Our tests demonstrated that INS measurements can be coupled with image based positioning to reduce latencies of a cloud architecture, if these latencies are less than 2 s. Under this hypothesis, the 1.5 m error boundary is always respected, although an error of this order may lead to various drawbacks for augmented reality. In fact many applications in indoor environments are characterized by limited spaces where the camera position should be more precise in order to provide more accurate information on the localization. For navigation applications, a latency interval of 2 s can be compensated by INS instruments with an error less than 1.5 m.

The PDR is a more efficient technique for a longer frame rate.

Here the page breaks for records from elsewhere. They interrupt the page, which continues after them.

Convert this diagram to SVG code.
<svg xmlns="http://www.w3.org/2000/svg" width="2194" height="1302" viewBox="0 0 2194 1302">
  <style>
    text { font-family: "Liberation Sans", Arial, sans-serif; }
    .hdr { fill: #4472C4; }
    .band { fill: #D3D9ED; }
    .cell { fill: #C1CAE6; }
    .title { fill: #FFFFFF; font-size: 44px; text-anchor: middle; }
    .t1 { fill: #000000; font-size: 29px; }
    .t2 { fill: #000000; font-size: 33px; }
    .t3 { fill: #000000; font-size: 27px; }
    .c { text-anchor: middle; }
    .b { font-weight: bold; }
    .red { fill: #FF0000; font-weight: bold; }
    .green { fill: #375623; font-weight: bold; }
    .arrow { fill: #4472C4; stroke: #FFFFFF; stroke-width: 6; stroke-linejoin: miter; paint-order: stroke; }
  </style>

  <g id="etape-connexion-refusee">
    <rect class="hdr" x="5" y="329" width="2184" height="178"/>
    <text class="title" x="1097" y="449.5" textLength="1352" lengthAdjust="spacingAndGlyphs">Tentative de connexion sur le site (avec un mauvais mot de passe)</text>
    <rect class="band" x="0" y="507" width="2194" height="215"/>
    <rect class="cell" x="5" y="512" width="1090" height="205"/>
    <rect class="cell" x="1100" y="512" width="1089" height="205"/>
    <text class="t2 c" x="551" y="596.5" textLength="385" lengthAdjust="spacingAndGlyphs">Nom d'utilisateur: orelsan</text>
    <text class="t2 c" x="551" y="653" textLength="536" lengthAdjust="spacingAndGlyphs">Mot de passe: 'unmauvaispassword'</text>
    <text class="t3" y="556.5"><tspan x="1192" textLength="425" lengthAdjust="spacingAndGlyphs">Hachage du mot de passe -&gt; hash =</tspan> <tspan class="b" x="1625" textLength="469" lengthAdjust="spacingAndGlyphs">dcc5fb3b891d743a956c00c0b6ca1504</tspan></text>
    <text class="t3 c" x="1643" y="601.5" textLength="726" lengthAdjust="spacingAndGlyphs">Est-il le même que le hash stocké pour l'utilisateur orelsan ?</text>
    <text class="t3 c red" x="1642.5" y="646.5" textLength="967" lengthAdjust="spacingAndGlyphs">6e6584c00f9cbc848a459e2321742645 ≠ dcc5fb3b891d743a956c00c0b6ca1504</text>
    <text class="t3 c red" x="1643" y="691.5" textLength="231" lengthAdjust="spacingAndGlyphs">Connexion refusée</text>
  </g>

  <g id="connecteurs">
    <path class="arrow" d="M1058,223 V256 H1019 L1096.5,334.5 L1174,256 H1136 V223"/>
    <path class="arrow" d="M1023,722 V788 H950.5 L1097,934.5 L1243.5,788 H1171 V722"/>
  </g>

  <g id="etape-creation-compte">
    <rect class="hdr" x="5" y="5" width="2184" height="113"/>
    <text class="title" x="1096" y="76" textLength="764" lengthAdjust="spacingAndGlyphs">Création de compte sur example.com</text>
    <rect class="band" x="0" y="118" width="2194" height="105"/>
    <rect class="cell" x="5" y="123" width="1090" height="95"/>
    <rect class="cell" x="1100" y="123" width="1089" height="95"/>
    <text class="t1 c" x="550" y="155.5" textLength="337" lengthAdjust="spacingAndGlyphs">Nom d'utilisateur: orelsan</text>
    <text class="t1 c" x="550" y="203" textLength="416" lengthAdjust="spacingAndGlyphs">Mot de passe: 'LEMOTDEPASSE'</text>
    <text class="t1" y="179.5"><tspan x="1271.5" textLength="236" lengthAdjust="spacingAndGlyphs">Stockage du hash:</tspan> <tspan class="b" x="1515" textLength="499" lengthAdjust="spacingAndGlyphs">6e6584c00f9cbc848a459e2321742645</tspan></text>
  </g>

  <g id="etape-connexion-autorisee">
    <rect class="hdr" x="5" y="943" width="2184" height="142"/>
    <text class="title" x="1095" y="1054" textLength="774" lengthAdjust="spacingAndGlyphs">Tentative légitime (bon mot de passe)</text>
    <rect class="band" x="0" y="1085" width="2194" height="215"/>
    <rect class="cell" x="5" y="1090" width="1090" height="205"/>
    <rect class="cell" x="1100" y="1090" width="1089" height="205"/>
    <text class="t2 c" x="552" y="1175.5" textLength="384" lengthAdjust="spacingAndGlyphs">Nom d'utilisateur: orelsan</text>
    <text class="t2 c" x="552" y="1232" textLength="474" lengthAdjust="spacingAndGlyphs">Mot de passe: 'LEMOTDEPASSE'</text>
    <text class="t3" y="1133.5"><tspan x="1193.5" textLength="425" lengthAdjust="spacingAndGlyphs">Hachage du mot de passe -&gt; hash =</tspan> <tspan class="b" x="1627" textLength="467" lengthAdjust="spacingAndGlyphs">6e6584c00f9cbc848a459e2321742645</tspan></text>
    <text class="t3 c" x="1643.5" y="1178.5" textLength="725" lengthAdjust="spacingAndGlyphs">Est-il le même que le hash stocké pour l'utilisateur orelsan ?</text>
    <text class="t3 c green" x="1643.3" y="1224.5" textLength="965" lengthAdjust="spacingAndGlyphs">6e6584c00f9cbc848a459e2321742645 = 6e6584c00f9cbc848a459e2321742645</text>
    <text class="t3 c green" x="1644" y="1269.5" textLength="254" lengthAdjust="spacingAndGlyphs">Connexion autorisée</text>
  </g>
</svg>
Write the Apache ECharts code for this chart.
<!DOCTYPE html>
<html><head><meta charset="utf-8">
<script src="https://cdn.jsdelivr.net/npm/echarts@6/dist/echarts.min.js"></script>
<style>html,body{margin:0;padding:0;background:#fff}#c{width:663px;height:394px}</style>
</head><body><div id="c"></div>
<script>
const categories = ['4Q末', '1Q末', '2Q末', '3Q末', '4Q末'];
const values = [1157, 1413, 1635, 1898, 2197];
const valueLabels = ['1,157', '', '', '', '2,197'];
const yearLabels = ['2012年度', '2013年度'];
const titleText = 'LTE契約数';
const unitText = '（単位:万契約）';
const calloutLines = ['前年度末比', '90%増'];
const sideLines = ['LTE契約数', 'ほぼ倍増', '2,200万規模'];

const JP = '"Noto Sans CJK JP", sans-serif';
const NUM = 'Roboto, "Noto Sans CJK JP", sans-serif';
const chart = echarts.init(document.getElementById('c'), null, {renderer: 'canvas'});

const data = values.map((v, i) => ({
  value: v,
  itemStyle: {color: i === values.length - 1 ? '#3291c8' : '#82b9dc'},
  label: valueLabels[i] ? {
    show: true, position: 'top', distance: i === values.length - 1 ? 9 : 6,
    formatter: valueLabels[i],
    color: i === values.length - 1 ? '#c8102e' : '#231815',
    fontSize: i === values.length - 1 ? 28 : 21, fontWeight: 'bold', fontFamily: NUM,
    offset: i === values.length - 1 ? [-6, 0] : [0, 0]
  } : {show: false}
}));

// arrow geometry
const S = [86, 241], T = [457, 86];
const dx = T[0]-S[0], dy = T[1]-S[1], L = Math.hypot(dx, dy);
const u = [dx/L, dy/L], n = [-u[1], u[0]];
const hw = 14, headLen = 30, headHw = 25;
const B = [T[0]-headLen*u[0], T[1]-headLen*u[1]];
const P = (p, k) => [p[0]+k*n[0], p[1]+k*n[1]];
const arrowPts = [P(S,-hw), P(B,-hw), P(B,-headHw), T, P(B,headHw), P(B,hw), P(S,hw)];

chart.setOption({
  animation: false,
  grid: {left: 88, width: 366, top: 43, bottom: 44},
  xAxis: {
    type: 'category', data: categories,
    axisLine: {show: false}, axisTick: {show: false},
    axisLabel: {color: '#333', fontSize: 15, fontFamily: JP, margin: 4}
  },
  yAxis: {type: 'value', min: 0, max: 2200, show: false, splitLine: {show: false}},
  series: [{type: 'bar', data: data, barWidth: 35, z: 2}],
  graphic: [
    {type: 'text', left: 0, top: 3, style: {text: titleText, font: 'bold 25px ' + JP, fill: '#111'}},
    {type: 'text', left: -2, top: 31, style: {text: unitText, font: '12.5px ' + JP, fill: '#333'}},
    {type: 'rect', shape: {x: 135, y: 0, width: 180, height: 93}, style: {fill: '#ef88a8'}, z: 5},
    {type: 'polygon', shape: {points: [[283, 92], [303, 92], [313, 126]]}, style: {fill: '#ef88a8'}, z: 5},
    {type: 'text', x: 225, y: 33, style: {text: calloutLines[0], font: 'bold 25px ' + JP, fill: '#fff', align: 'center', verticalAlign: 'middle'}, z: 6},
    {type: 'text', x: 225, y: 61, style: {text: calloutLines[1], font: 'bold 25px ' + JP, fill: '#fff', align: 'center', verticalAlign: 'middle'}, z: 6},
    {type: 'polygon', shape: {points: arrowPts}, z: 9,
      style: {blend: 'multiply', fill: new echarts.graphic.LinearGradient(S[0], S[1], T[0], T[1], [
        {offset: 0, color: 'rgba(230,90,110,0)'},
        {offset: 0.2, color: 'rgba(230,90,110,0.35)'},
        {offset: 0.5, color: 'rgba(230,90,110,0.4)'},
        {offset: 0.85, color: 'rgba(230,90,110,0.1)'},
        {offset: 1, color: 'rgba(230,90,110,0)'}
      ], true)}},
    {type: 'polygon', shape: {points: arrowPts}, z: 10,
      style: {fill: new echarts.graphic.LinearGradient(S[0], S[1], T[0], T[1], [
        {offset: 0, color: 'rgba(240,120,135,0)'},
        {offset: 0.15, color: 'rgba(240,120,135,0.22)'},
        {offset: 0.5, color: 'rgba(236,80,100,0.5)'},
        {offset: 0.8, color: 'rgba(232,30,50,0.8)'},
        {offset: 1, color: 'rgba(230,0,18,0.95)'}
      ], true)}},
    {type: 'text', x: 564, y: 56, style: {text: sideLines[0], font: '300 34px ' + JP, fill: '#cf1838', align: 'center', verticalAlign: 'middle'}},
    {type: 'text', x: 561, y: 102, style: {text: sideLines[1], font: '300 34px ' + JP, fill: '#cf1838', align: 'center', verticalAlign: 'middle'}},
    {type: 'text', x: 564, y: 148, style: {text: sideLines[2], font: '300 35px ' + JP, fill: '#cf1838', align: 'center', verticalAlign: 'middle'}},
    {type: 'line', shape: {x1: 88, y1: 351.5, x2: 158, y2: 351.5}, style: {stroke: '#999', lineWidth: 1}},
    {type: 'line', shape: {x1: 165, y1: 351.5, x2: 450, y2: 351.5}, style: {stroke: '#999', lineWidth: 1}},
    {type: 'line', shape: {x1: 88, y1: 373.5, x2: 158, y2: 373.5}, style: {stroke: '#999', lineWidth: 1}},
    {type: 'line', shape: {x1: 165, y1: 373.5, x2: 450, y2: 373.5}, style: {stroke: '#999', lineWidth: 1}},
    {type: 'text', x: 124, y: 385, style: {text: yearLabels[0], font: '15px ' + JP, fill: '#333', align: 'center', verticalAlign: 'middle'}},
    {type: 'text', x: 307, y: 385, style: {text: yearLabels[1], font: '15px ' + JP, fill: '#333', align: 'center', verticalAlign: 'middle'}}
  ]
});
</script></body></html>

On the other hand, INS with the approach described in this work may be more useful in a short time range, because after 1 s the obtained 2D accuracy is 14 cm while after 5 s it becomes 1.5 m, if the attitude estimated by the Microstrain is considered.

Considering the attitude and drift estimation obtained with images, the results obtained are very similar. The estimated drift is effective if the updating intervals are in the order of 1 s. Residual benefits are obtained, however, also for larger intervals (e.g. 2, 5 s). With this study we have demonstrated that the automatic techniques coupled with an INS instrument is useful for indoor navigation because errors are less than 1 m with intervals of about 2 s between two images, even if it could be not optimized for the worst cases (e.g. some indoor environments where there are few details that brings to have less descriptors). An alternative solution can be represented by the range camera coupled with INS instruments, that will be investigated in the future.